Nessuno parla ormai più della Grecia. Delle due l'una: o in quello sfortunato paese ormai hanno risolto tutto, la crisi che è cominciata prima è già finita, i greci sono già fuori dal tunnel, dove tra poco li raggiungeremo anche noi italiani, oppure i soloni di Francoforte hanno già dato per perso quel paese, che è abbastanza debole per fallire. Comprensibilmente, visto che che è sempre spiacevole turbare l'ordine costituito, quasi nessuno ha dato rilevanza a questa notizia. Il Global Financial Integrity, che è un'organizzazione non governativa molto autorevole e indipendente, ha presentato uno studio in cui si spiega che negli ultimi due anni sono arrivati in Grecia 200 miliardi di dollari di denaro "sporco", per alimentare l'economia sommersa del paese, tra cui naturalmente anche la criminalità organizzata. Nello stesso rapporto si dice che dal 2003 a oggi 509 miliardi di dollari sono entrati e usciti in maniera illecita da quel paese, spesso avendo come punto di partenza o come destinazione i tanti paradisi fiscali che ci sono nel mondo. La cifra è significativa, basti considerare che il pil annuo della Grecia è di circa 300 miliardi di dollari e naturalmente tutti questi soldi non sono passati per il fisco. La cosa più significativa è che fino al 2009 i soldi "sporchi" uscivano dalla Grecia, mentre da quando c'è la crisi tendono a entrarci: c'è una relazione diretta, anche se non causa-effetto, tra l'aggravarsi della crisi e la crescita dell'economia illegale.
Questi dati segnalano un rischio molto elevato: negli stati più deboli e periferici dell'Europa la liquidità sarà essenzialmente legata ai traffici dell'economia illegale. Già nel 2009 l'unità dell'Onu contro la criminalità organizzata aveva lanciato alcuni chiari segnali di allarme: istituti di credito in crisi di liquidità potrebbero decidere di finanziarsi con denaro di dubbia provenienza e frutto di attività di riciclaggio. Pensate cosa può succedere in Italia dove già una parte significativa del paese è controllata da grandi organizzazioni criminali e dove queste rappresentano per molte aziende l'unico modo di accedere al credito; un paese sempre più avvitato nella crisi diventerebbe preda di strutture illegali che sono già ben inserite nella vita economica e che non aspettano altro di completare i loro acquisti. Di questo passo rischiamo che la mafia della lupara diventi un fenomeno quasi irrilevante, perché la partita vera si giocherà su altri tavoli. Anche il dibattito sulla trattativa tra lo stato e la mafia rischia di diventare preistorico, perché a quel punto la mafia non avrà nemmeno più bisogno di trattare.
C'è a questo punto un ulteriore rischio: che garanzie ci sono che i soldi che arriveranno da Francoforte per salvare le banche europee e gli stati sempre più indebitati non vadano a finire nelle mani di chi controlla questa economia parallela?
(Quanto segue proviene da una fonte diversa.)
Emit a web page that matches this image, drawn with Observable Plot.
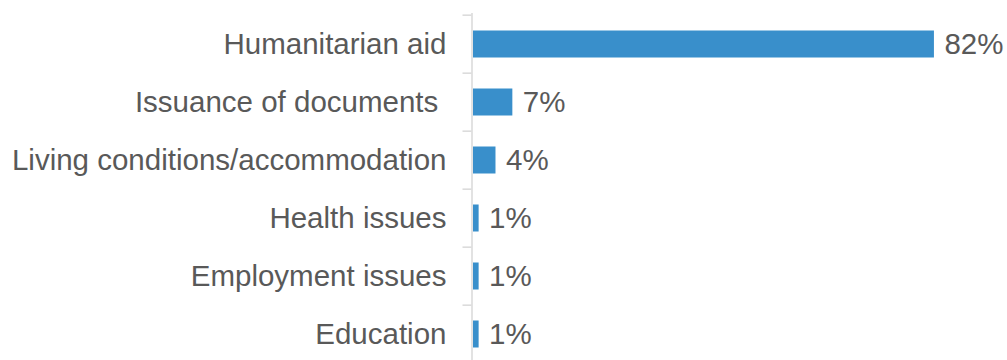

Purtroppo le vicende italiane ancora una volta non possono che farci temere il peggio: quanti soldi destinati alla ripresa del Mezzogiorno sono finiti nelle casse di mafia, camorra e 'ndrangheta? Qui alla periferia dell'impero rischiamo concretamente di essere strozzati tra le ricette ultraliberiste dei funzionari della troika e le attività illegali dei nuovi capi della criminalità organizzata, l'unica ad avere i capitali necessari per operare in tempo di crisi.
Mi sembrerebbe un bel tema di campagna elettorale.